## START Data excerpt
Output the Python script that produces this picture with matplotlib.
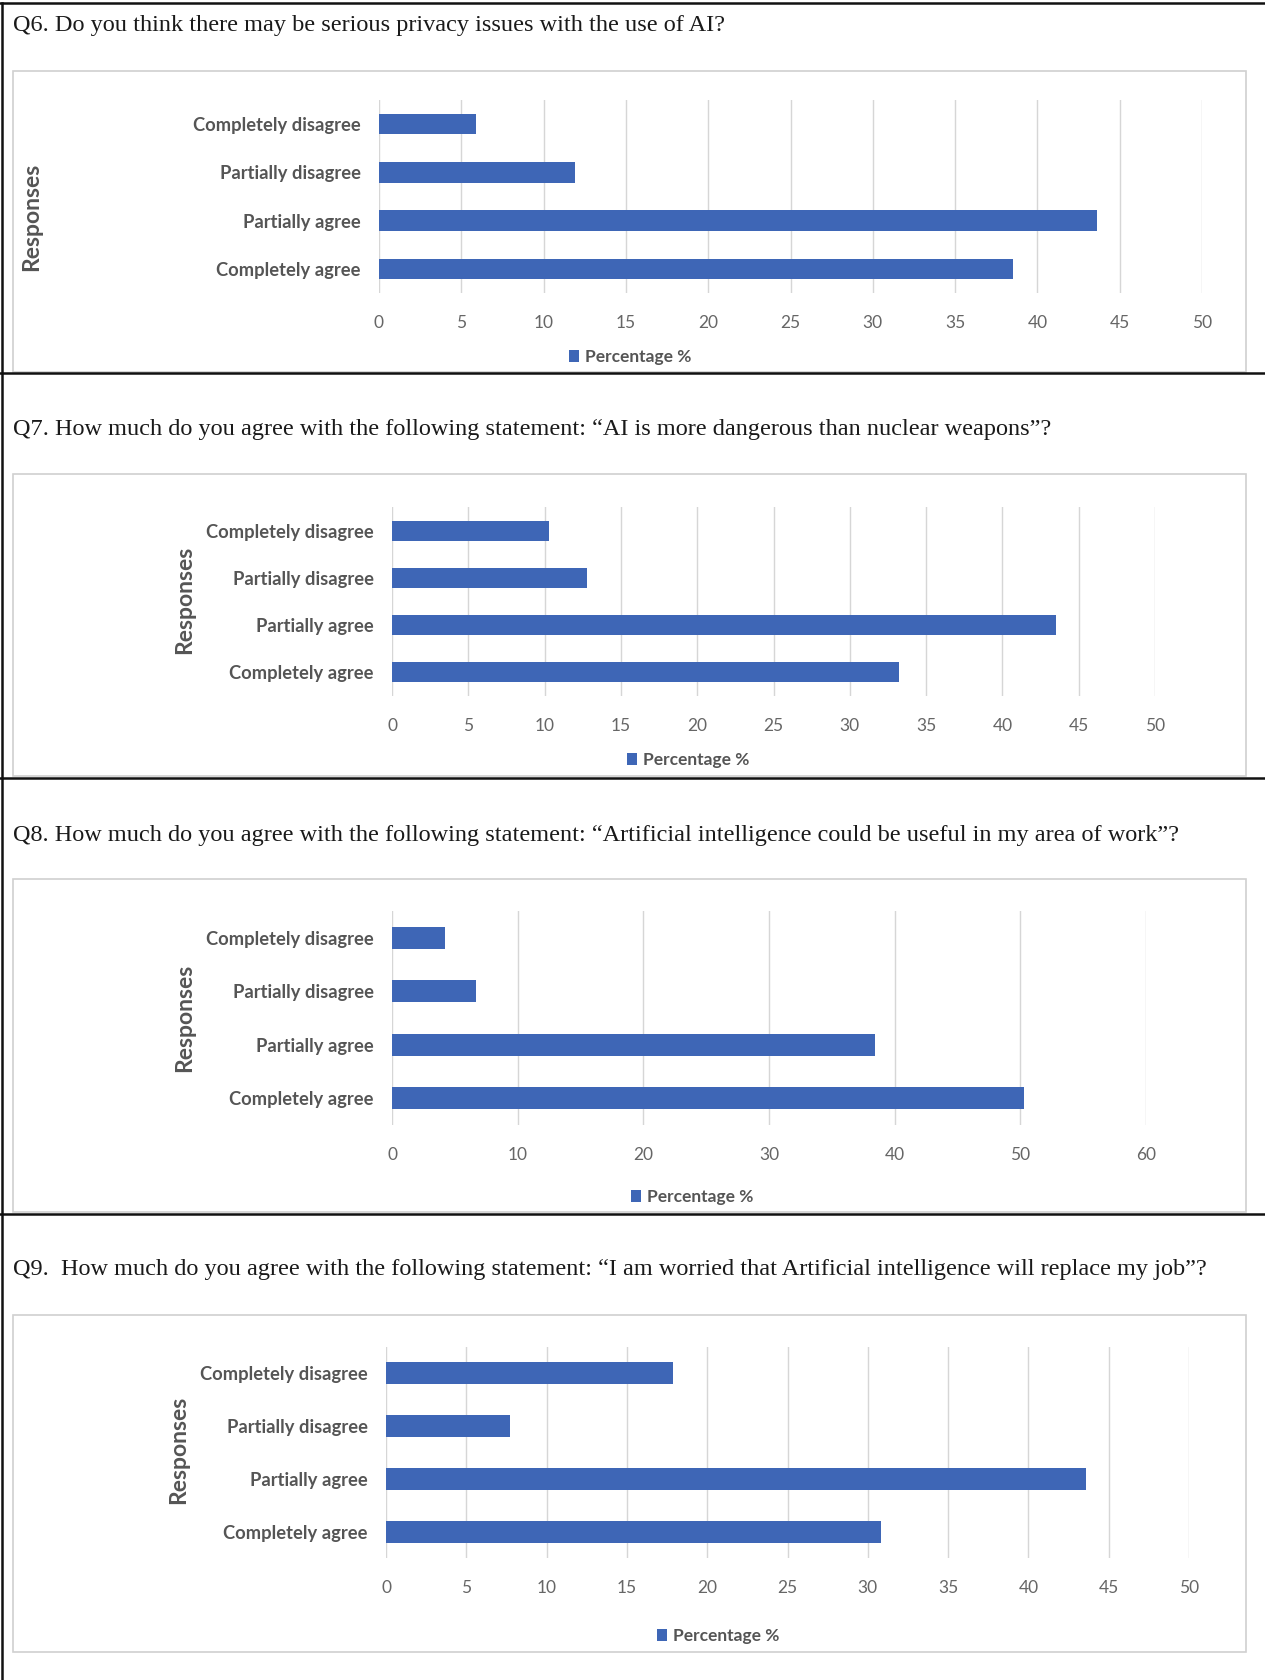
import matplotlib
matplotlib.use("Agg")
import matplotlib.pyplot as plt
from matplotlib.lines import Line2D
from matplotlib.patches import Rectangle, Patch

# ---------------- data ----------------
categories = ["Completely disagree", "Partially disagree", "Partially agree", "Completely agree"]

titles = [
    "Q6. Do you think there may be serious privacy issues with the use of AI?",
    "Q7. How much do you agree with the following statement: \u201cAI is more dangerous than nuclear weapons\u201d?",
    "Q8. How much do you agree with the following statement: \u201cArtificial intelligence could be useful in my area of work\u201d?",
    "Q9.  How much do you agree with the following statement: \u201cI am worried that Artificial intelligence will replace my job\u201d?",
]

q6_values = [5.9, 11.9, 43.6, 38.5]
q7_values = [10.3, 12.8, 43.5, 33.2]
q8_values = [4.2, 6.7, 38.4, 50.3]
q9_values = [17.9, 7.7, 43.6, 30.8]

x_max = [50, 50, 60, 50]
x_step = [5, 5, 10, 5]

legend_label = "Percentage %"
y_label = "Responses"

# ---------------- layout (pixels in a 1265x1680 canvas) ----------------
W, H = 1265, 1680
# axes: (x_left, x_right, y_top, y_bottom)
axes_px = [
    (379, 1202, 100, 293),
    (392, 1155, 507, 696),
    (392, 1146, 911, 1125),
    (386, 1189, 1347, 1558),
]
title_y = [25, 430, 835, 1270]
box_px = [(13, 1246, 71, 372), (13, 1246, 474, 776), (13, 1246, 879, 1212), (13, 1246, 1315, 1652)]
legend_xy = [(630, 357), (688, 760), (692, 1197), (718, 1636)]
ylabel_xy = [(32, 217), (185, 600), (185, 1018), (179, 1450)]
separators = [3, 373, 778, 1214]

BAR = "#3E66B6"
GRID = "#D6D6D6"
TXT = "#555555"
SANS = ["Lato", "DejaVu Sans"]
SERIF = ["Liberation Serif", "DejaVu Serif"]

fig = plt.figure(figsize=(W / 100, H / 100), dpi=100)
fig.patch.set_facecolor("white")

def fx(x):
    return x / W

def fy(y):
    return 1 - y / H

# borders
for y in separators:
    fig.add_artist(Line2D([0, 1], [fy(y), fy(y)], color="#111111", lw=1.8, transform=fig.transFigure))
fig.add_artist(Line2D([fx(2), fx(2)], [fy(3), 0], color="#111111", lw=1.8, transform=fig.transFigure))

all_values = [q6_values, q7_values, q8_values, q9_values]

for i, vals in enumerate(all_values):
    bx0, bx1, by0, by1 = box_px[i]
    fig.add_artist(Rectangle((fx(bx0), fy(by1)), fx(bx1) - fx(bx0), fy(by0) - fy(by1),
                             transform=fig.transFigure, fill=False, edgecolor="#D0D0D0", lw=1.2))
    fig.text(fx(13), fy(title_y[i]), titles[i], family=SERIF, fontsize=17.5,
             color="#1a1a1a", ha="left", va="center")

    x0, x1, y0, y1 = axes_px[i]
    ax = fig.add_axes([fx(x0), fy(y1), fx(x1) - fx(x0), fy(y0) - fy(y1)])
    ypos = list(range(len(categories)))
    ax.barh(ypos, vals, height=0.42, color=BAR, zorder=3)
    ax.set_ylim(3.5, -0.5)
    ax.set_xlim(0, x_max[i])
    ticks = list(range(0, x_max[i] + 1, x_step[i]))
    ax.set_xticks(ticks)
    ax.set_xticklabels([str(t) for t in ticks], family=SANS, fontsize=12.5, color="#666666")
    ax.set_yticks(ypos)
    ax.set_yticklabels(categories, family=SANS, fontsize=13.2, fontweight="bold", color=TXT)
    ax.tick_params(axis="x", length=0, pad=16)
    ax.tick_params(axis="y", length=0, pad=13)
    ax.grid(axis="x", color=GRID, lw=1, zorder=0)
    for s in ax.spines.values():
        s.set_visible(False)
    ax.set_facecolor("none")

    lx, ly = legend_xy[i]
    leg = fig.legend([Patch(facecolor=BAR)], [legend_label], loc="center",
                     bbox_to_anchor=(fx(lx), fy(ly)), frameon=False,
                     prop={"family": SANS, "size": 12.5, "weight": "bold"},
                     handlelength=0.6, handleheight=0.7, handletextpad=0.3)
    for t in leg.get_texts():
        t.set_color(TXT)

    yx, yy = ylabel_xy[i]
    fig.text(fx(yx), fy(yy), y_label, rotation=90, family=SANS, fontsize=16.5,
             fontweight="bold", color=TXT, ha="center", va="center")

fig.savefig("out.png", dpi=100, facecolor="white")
## END Data excerpt
• _Written problem_
Begin at the first line of the data above and repeat each line exactly, stopping after the line containing "from matplotlib.patches import". Omit the pictures.

• _Final answer_
Output the Python script that produces this picture with matplotlib.
import matplotlib
matplotlib.use("Agg")
import matplotlib.pyplot as plt
from matplotlib.lines import Line2D
from matplotlib.patches import Rectangle, Patch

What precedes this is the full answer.